[Math] Is every commutative ring having the invariant basis number property equivalent to AC

Question

The proof I know that every commutative ring has the invariant basis number property involves quotienting by a maximum ideal to get a field, and so reducing to the case where the commutative ring is a field, for which the result is already proven. I wondered if there might be a "direct" proof, and tried to formalize it like this.

The fact that every commutative ring has a maximal ideal is proven with Zorn's lemma, and I suspect is in fact equivalent to Zorn's lemma. If we work in a set theory without Zorn's lemma/AC, is it still true that every commutative ring has the invariant basis number?

Answer 1

The statement that nonzero commutative rings enjoy the invariant basis number property is true without any form of choice. In fact, it even holds in constructive mathematics, so without using the law of excluded middle.

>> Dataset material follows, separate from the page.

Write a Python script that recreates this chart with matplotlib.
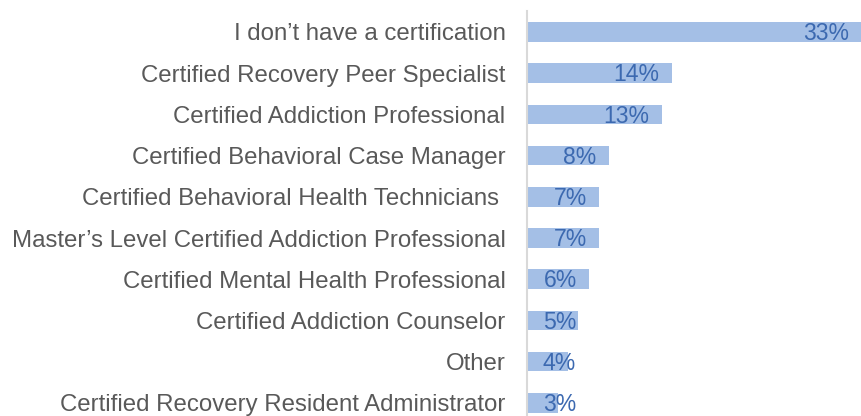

A proof is contained in Fred Richman's three-page jewel Nontrivial uses of trivial rings. More specifically, he shows that:

Let $A$ be a commutative ring.

• If there is a linear injection $A^n \to A^m$ with $n > m$, then $1 = 0$ in $A$.
• If there is a linear surjection $A^n \to A^m$ with $n < m$, then $1 = 0$ in $A$.

The proof is fully explicit, showing how one can derive the equation $1 = 0$ from the (conditional) equations expressing the assumptions.